Planning & Docs

How to Write a Rubric Students Understand

Published March 25, 2026 · 6 min read

A rubric does two jobs. It keeps your marking consistent across a stack of work. It shows students how to do well before they start. Many rubrics fail because the language is too vague for students to use. Here is how to write one that works.

Pick clear criteria

Criteria are the things you grade. For an essay: ideas, structure, evidence, grammar. Keep them few and specific. Four strong criteria beat eight fuzzy ones. Each criterion should name something a student improves with effort.

A Rubric Generator lets you set your criteria and levels, then prints a clean grid. You build it once and reuse it across similar tasks.

Write levels in student language

Levels describe quality, from top to bottom. Excellent, Good, Fair, Needs Work is a common set. The words next to each level matter most. Write them so a student reads them and knows what to do.

  • Weak: shows good understanding. Too vague to act on.
  • Strong: explains each idea with an example from the text. A student can follow this.

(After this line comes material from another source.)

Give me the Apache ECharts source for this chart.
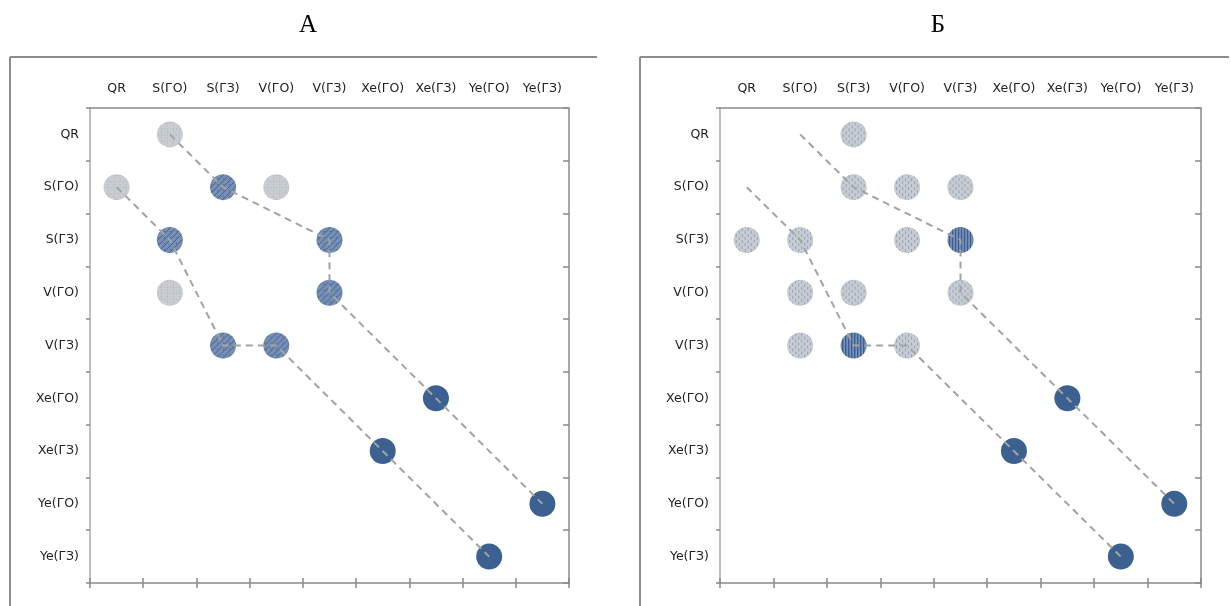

Use four levels, not three. Four removes the safe middle and forces a clear judgement. It also gives students a real step to aim for.

Hand it out first

Give the rubric when you set the task, never after. Students who see how they will be judged produce stronger work and argue less about marks. Walk through one row together so they understand the language. Pair the rubric with your lesson plan so your objective, task and marking line up.